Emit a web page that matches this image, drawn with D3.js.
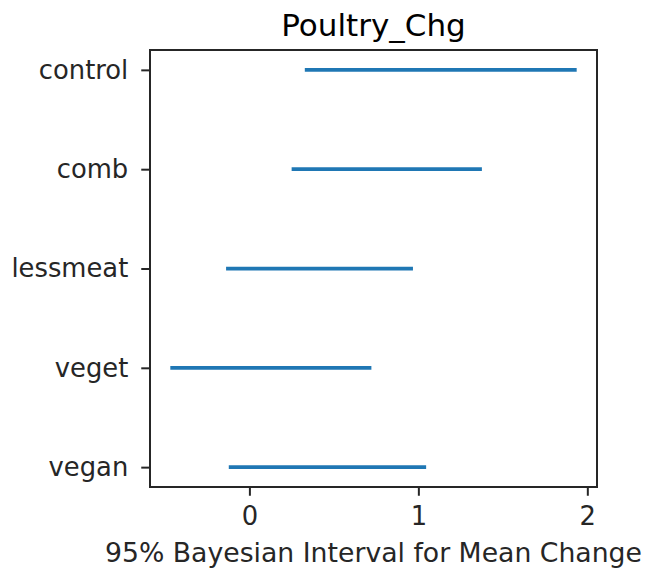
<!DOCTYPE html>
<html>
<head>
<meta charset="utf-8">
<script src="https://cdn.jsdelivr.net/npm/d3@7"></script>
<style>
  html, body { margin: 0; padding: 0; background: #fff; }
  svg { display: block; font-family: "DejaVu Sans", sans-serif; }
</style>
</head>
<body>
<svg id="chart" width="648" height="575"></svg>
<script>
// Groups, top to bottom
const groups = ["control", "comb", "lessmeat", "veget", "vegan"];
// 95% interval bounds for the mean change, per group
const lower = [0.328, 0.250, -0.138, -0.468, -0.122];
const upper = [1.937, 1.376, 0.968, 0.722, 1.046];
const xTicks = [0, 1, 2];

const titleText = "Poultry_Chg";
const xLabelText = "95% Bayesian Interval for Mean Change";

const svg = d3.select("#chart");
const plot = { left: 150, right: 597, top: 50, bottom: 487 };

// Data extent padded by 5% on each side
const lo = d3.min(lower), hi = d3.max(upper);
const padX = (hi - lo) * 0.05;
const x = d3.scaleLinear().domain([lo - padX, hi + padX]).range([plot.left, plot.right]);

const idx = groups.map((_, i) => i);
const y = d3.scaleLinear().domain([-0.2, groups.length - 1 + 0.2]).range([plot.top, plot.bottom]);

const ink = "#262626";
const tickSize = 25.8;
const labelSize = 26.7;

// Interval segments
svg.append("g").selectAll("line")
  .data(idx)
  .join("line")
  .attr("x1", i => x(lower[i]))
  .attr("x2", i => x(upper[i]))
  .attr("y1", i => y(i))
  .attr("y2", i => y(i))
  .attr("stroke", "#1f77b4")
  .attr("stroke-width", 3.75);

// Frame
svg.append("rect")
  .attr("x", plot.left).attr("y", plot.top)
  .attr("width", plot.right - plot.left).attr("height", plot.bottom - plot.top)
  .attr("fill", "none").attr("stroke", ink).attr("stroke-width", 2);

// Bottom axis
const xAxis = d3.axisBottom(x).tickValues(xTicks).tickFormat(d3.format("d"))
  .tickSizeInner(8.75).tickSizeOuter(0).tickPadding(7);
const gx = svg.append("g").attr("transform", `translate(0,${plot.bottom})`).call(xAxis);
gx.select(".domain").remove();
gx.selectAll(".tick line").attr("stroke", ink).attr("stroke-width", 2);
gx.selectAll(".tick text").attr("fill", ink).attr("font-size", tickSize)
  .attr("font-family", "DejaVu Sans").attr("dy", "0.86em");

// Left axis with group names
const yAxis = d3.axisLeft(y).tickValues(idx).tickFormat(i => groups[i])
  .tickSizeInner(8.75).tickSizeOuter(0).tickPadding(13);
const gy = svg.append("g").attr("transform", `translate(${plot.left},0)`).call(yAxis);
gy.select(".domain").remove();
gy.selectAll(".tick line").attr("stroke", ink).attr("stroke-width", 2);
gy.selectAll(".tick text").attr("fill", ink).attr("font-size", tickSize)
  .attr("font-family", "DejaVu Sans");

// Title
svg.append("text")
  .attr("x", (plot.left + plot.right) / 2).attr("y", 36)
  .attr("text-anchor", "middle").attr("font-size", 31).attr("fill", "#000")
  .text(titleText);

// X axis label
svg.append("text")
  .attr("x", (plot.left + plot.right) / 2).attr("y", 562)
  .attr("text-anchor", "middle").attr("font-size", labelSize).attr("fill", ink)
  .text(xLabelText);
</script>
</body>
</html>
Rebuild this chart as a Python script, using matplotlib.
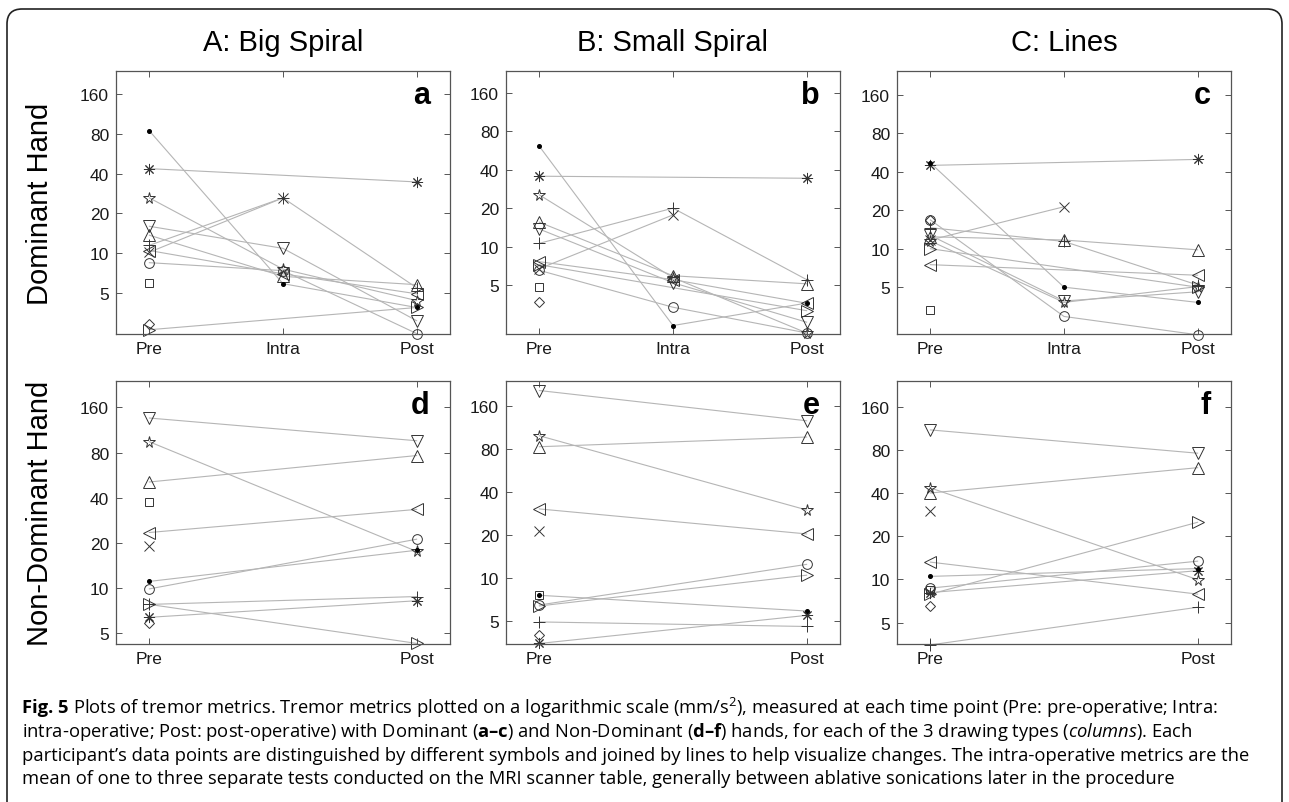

==================================================

Your objective
Reproduce the whole listing word for word, setting aside any pictures.

Completed task
Emit a web page that matches this image, drawn with D3.js.
<!DOCTYPE html>
<html>
<head>
<meta charset="utf-8">
<script src="https://cdn.jsdelivr.net/npm/d3@7"></script>
<style>
  html, body { margin: 0; padding: 0; background: #fff; }
  svg { display: block; font-family: "DejaVu Sans", sans-serif; }
</style>
</head>
<body>
<svg id="chart" width="648" height="575"></svg>
<script>
// Groups, top to bottom
const groups = ["control", "comb", "lessmeat", "veget", "vegan"];
// 95% interval bounds for the mean change, per group
const lower = [0.328, 0.250, -0.138, -0.468, -0.122];
const upper = [1.937, 1.376, 0.968, 0.722, 1.046];
const xTicks = [0, 1, 2];

const titleText = "Poultry_Chg";
const xLabelText = "95% Bayesian Interval for Mean Change";

const svg = d3.select("#chart");
const plot = { left: 150, right: 597, top: 50, bottom: 487 };

// Data extent padded by 5% on each side
const lo = d3.min(lower), hi = d3.max(upper);
const padX = (hi - lo) * 0.05;
const x = d3.scaleLinear().domain([lo - padX, hi + padX]).range([plot.left, plot.right]);

const idx = groups.map((_, i) => i);
const y = d3.scaleLinear().domain([-0.2, groups.length - 1 + 0.2]).range([plot.top, plot.bottom]);

const ink = "#262626";
const tickSize = 25.8;
const labelSize = 26.7;

// Interval segments
svg.append("g").selectAll("line")
  .data(idx)
  .join("line")
  .attr("x1", i => x(lower[i]))
  .attr("x2", i => x(upper[i]))
  .attr("y1", i => y(i))
  .attr("y2", i => y(i))
  .attr("stroke", "#1f77b4")
  .attr("stroke-width", 3.75);

// Frame
svg.append("rect")
  .attr("x", plot.left).attr("y", plot.top)
  .attr("width", plot.right - plot.left).attr("height", plot.bottom - plot.top)
  .attr("fill", "none").attr("stroke", ink).attr("stroke-width", 2);

// Bottom axis
const xAxis = d3.axisBottom(x).tickValues(xTicks).tickFormat(d3.format("d"))
  .tickSizeInner(8.75).tickSizeOuter(0).tickPadding(7);
const gx = svg.append("g").attr("transform", `translate(0,${plot.bottom})`).call(xAxis);
gx.select(".domain").remove();
gx.selectAll(".tick line").attr("stroke", ink).attr("stroke-width", 2);
gx.selectAll(".tick text").attr("fill", ink).attr("font-size", tickSize)
  .attr("font-family", "DejaVu Sans").attr("dy", "0.86em");

// Left axis with group names
const yAxis = d3.axisLeft(y).tickValues(idx).tickFormat(i => groups[i])
  .tickSizeInner(8.75).tickSizeOuter(0).tickPadding(13);
const gy = svg.append("g").attr("transform", `translate(${plot.left},0)`).call(yAxis);
gy.select(".domain").remove();
gy.selectAll(".tick line").attr("stroke", ink).attr("stroke-width", 2);
gy.selectAll(".tick text").attr("fill", ink).attr("font-size", tickSize)
  .attr("font-family", "DejaVu Sans");

// Title
svg.append("text")
  .attr("x", (plot.left + plot.right) / 2).attr("y", 36)
  .attr("text-anchor", "middle").attr("font-size", 31).attr("fill", "#000")
  .text(titleText);

// X axis label
svg.append("text")
  .attr("x", (plot.left + plot.right) / 2).attr("y", 562)
  .attr("text-anchor", "middle").attr("font-size", labelSize).attr("fill", ink)
  .text(xLabelText);
</script>
</body>
</html>
Rebuild this chart as a Python script, using matplotlib.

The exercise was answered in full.